Kami turun, membeli tiket, dan berjalan ke area penangkaran. Seekor gajah lewat dengan langkah pelan tapi anggun, membawa tumpukan jerami di belalainya. Saya perhatikan anak-anak yang matanya berbinar --- mungkin inilah momen yang mereka tunggu sejak di perbatasan Metro tadi.
Istri saya tersenyum sambil memotret dari jauh, lalu berkata pelan, "Tuh, akhirnya semua keinginan terpenuhi juga." Saya jawab, "Iya, walau jalannya muter dulu, tapi justru itu yang bikin seru."

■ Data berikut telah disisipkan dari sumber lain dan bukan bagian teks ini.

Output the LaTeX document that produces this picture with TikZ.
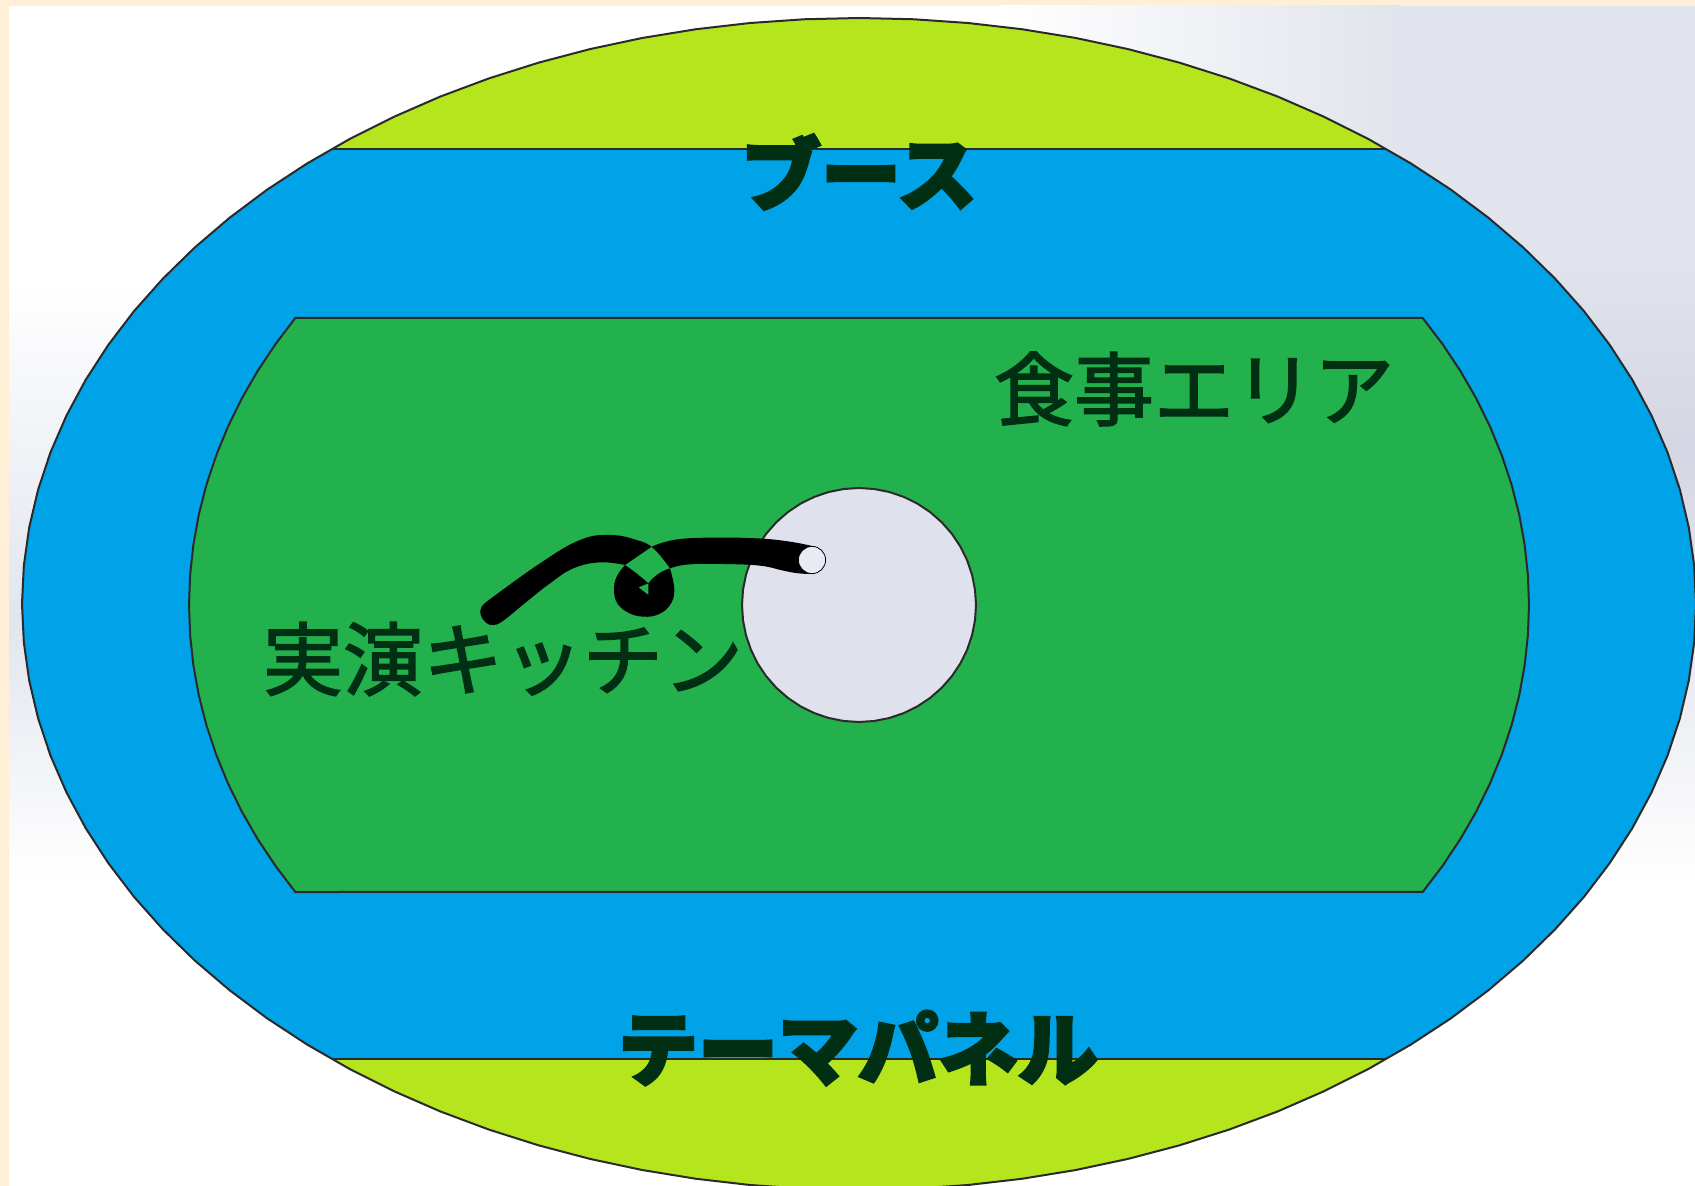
\documentclass[tikz,border=0pt]{standalone}
\usepackage{fontspec}
\setmainfont{Noto Sans CJK JP}
\newfontfamily\thinjp[FakeBold=2.0]{Noto Sans CJK JP}
\newfontfamily\heavyjp[BoldFeatures={FakeBold=3.4}]{Noto Sans CJK JP}
\definecolor{cream}{HTML}{FFEFD6}
\definecolor{skyband}{HTML}{00A2E8}
\definecolor{limeband}{HTML}{B5E61D}
\definecolor{foodgreen}{HTML}{22B14C}
\definecolor{hall}{HTML}{DFE2EC}
\definecolor{haze}{HTML}{D4D7E3}
\definecolor{hazemid}{HTML}{E1E4EC}
\definecolor{hazeleft}{HTML}{E2E5EE}
\definecolor{inkgreen}{HTML}{002F14}
\definecolor{edge}{HTML}{2A2A2A}
\tikzset{
  zone/.style={draw=edge,line width=1pt,line join=round},
  thin label/.style={text=inkgreen,inner sep=0pt,font=\fontsize{40}{48}\thinjp},
  heavy label/.style={text=inkgreen,inner sep=0pt,font=\fontsize{40}{48}\heavyjp\bfseries},
}
\newcommand{\outerpoly}{plot[domain=0:356.25,samples=96] ({859+837*cos(\x)},{604+586*sin(\x)}) -- cycle}
\begin{document}
\begin{tikzpicture}[x=0.5pt,y=-0.5pt]
\useasboundingbox (0,0) rectangle (1695,1186);
\clip (0,0) rectangle (1695,1186);
% backdrop
\fill[cream] (0,0) rectangle (1695,1186);
\fill[white] (9,6) rectangle (1695,1186);
\shade[top color=white,bottom color=hazeleft] (9,280) rectangle (200,620);
\shade[top color=hazeleft,bottom color=white] (9,620) rectangle (200,880);
\shade[left color=white,right color=hazemid] (1000,6) rectangle (1400,450);
\fill[hazemid] (1400,6) rectangle (1695,250);
\shade[top color=hazemid,bottom color=haze] (1400,250) rectangle (1695,450);
\shade[top color=haze,bottom color=white] (1300,450) rectangle (1695,885);
% outer shape and bands
\fill[limeband] \outerpoly;
\begin{scope}
  \clip \outerpoly;
  \fill[skyband] (0,149) rectangle (1695,1059);
  \draw[zone] (0,149) -- (1695,149);
  \draw[zone] (0,1059) -- (1695,1059);
\end{scope}
\draw[zone] \outerpoly;
% dining area
\draw[zone,fill=foodgreen] (295,318) -- (1423,318)
  -- plot[domain=-32.7:32.7,samples=21] ({859+670*cos(\x)},{605+531*sin(\x)})
  -- (295,892)
  -- plot[domain=147.3:212.7,samples=21] ({859+670*cos(\x)},{605+531*sin(\x)}) -- cycle;
% central circle
\draw[zone,fill=hall] plot[domain=0:352.5,samples=48] ({859+117*cos(\x)},{605+117*sin(\x)}) -- cycle;
% leader stroke, filled even-odd so that its self-overlap drops out
\begin{scope}[shift={(440,500)},x=0.16667pt,y=-0.16667pt]
\fill[black,even odd rule]
  plot[smooth,tension=0.7] coordinates {(140,305) (124,322) (122,345) (138,368) (160,375) (190,362) (260,305) (330,250) (400,205) (480,187) (555,195)}
  -- plot[smooth,tension=0.6] coordinates {(555,195) (592,222) (625,250)}
  -- (625,285) -- (595,262) -- (625,250)
  -- plot[smooth,tension=0.7] coordinates {(625,250) (650,225) (690,205) (750,193) (850,192) (960,197) (1030,212) (1075,220) (1115,222)}
  -- (1125,140)
  -- plot[smooth,tension=0.7] coordinates {(1125,140) (1050,125) (950,115) (800,113) (700,120) (635,140)}
  -- (555,195)
  -- plot[smooth,tension=0.7] coordinates {(555,195) (530,230) (522,270) (532,310) (565,338) (610,350) (655,343) (690,315) (703,270) (690,205)}
  -- plot[smooth,tension=0.7] coordinates {(690,205) (640,145) (590,120) (510,105) (420,120) (300,190) (140,305)}
  -- cycle;
\end{scope}
\draw[black,line width=0.4pt,fill=hall!70!white] (812,560) circle[radius=6.8pt];
% labels
\node[heavy label] (booth) at (859,172) {ブース};
\node[heavy label] (panel) at (858,1048) {テーマパネル};
\node[thin label] (dining) at (1194,389) {食事エリア};
\node[thin label] (kitchen) at (503,659) {実演キッチン};
\end{tikzpicture}
\end{document}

Kami habiskan sore di Way Kambas dengan menikmati suasana alam, udara segar, dan sesekali bercanda dengan pemandu wisata yang ramah. Waktu berjalan cepat, matahari mulai turun, memantulkan warna oranye di punggung gajah-gajah besar itu.
Sebelum meninggalkan area, kami sempat berfoto bersama di depan papan bertuliskan "Way Kambas -- The Land of Elephants." Si bungsu berdiri paling depan, masih dengan senyum lebar. Mungkin dalam hatinya ia berpikir: dari laut, ke gunung, sampai ke gajah --- semua sudah dilihat dalam satu perjalanan.
Penutup: Menutup Perjalanan di Ujung Sumatera
Malam itu kami memilih menginap tak jauh dari Way Kambas, di sebuah penginapan sederhana yang dikelilingi pepohonan tinggi dan suara serangga malam. Angin terasa lembut, membawa aroma tanah basah dan rumput.Â
Dari kejauhan masih terdengar sayup langkah gajah yang digiring petugas ke kandang perawatan --- bunyi rantai halus di kaki mereka seperti penanda bahwa hari memang benar-benar berakhir.
Kami duduk di beranda, menikmati teh hangat buatan istri. Lampu-lampu temaram membuat suasana semakin tenang. Anak-anak masih sibuk membuka hasil foto dan video hari itu, tertawa melihat ekspresi masing-masing saat memberi makan gajah. Saya tersenyum kecil --- perjalanan panjang ini ternyata bukan sekadar melihat tempat, tapi juga mengumpulkan potongan kenangan kecil yang akan jadi cerita bertahun-tahun ke depan.